The White House said on Friday that Russian President Vladimir Putin had called President Barack Obama and expressed a willingness to seek a diplomatic solution to the continuing stand-off over Crimea, offering a first glimmer of a path towards easing tensions caused by the crisis.
Officials said that Mr Putin appeared to be responding to the outlines of a possible diplomatic off-ramp that was tabled by US Secretary of State John Kerry during talks in The Hague last week with his Russian counterpart, Sergei Lavrov. The full details of what the US has proposed are still not known.
“President Obama suggested that Russia put a concrete response in writing and the presidents agreed that Kerry and Lavrov would meet to discuss next steps”, the White House said. The telephone call was placed by Mr Putin to Mr Obama who spent Friday on an official visit to Saudi Arabia.
“President Obama noted that the Ukrainian government continues to take a restrained and de-escalatory approach to the crisis and is moving ahead with constitutional reform and democratic elections, and urged Russia to support this process and avoid further provocations, including the buildup of forces on its border with Ukraine."
In the call, which was the first time the two leaders have spoken since the US imposed sanctions on Russia, Mr Obama urged a withdrawal of Russian troops who have been massing at the border with Ukraine. Moscow has said they are there for routine military exercises but the US has become increasingly concerned that Mr Putin might be preparing for new incursions into Russian speaking areas of eastern Ukraine beyond Crimea.
US officials have said that the positions of the troops, believed to number about 40,000, are being deliberately concealed and that supply lines for a possible invasion have already been established.
The massing of its soldiers may “be an effort to intimidate Ukraine or it may be (that Russia) has additional plans,” Mr Obama said in interview with CBS recorded before Mr Putin’s call. Such a force could be used to stage lightning strikes into other parts of eastern Ukraine where there are large Russian populations. More difficult to ascertain, however, has been the actual intentions of President Putin.
In the interview, Mr Obama appealed to Moscow to “de-escalate the situation. The President attributed the taking of Crime, to a long-festering sulk on the part of Mr Putin dating the Soviet Union’s collapse. “I think he’s been willing to show a deeply held grievance about what he considers to be the loss of the Soviet Union,” Mr. Obama said as he left Rome for Saudi Arabia after days of meetings in Europe dominated by discussions of the crisis.
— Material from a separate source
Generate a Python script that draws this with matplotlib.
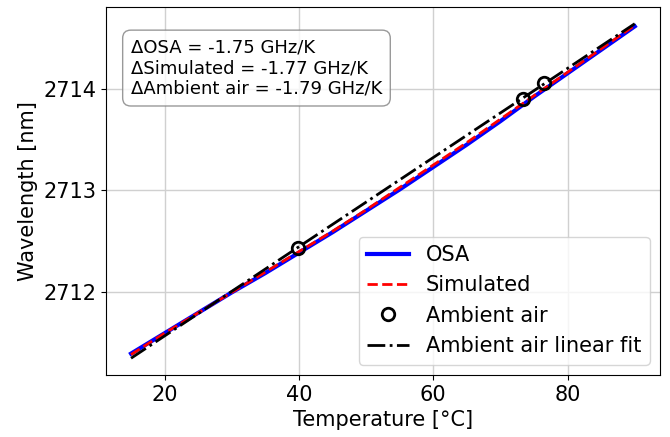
import numpy as np
import matplotlib
matplotlib.use("Agg")
import matplotlib.pyplot as plt

temp_osa = [15, 20, 25, 30, 35, 40, 45, 50, 55, 60, 65, 70, 75, 80, 85, 90]
wl_osa = [2711.40, 2711.60, 2711.80, 2712.00, 2712.19, 2712.39, 2712.59, 2712.80,
          2713.01, 2713.23, 2713.45, 2713.68, 2713.92, 2714.15, 2714.38, 2714.61]
temp_sim = [15, 20, 25, 30, 35, 40, 45, 50, 55, 60, 65, 70, 75, 80, 85, 90]
wl_sim = [2711.39, 2711.60, 2711.80, 2712.00, 2712.20, 2712.40, 2712.60, 2712.81,
          2713.03, 2713.25, 2713.47, 2713.70, 2713.93, 2714.16, 2714.39, 2714.62]
temp_air = [39.8, 73.3, 76.5]
wl_air = [2712.44, 2713.90, 2714.05]
fit_range = [15, 90]
box_text = ("ΔOSA = -1.75 GHz/K\n"
            "ΔSimulated = -1.77 GHz/K\n"
            "ΔAmbient air = -1.79 GHz/K")

fig = plt.figure(figsize=(6.7, 4.37), dpi=100)
ax = fig.add_axes([0.158, 0.142, 0.827, 0.842])

ax.plot(temp_osa, wl_osa, color="blue", lw=3, label="OSA")
ax.plot(temp_sim, wl_sim, color="red", ls="--", lw=2, label="Simulated")
ax.plot(temp_air, wl_air, ls="none", marker="o", ms=9, mfc="none", mec="black",
        mew=2, label="Ambient air")
p = np.polyfit(temp_air, wl_air, 1)
xf = np.array(fit_range)
ax.plot(xf, np.polyval(p, xf), color="black", ls="-.", lw=2,
        label="Ambient air linear fit")

ax.grid(True, color="#d0d0d0", lw=1)
ax.set_axisbelow(True)
ax.set_xticks([20, 40, 60, 80])
ax.set_yticks([2712, 2713, 2714])
ax.tick_params(labelsize=15)
ax.set_xlabel("Temperature [°C]", fontsize=15, labelpad=4)
ax.set_ylabel("Wavelength [nm]", fontsize=15)
ax.ticklabel_format(useOffset=False, axis="y")

ax.text(0.045, 0.915, box_text, transform=ax.transAxes, fontsize=13, va="top",
        ha="left", linespacing=1.2,
        bbox=dict(boxstyle="round,pad=0.45", fc="white", ec="gray", alpha=0.8))
ax.legend(loc="lower right", fontsize=15)

fig.savefig("out.png", dpi=100)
“You would have thought that after a couple of decades that there’d be an awareness on the part of any Russian leader that the path forward is not to revert back to the kinds of practices that were so prevalent during the Cold War,” Mr Obama said, “but in fact to move forward with further integration with the world economy and to be a responsible international citizen.”
Any further land-grabs by Mr Putin would be in spite of efforts by Mr Obama and the European Union to isolate him diplomatically and financially. Angela Merkel, the German Chancellor, said Moscow should also heed the easy passage on Thursday of a United Nations General Assembly resolution condemning the snatching of Crimea, even if it had no legal teeth.
The St Petersburg-based Bank Rossiya conceded publicly on Friday that it had been forced to give up all its foreign currency business and execute only rouble-expressed transactions as a direct result of US sanctions directed against it because of the Crimea annexation. The US Congress meanwhile is expected early next week to pass a new law extending $1 billion in loan guarantees to Ukraine and new sanctions on Russia.
In a Kremlin ceremony meanwhile, Mr Putin celebrated the taking of Crimea saying it showed the prowess of the Russian military. “The recent events in Crimea were a serious test,” Mr Putin was seen declaring on state television. “They demonstrated both the completely new capabilities of our Armed Forces and the high morale of the personnel.”
The US State Department has played down suggestions by Ukraine’s ambassador to the US that as many as 100,000 Russian soldiers now threaten his country. But Washington accepts that the numbers are nonetheless growing. “We continue to see the Russian military reinforce units on their side of the border with Ukraine to the south and to the east of Ukraine,” Rear Admiral John Kirby, the Pentagon spokesman, said. “They continue to reinforce and it continues to be unclear exactly what the intent there is.”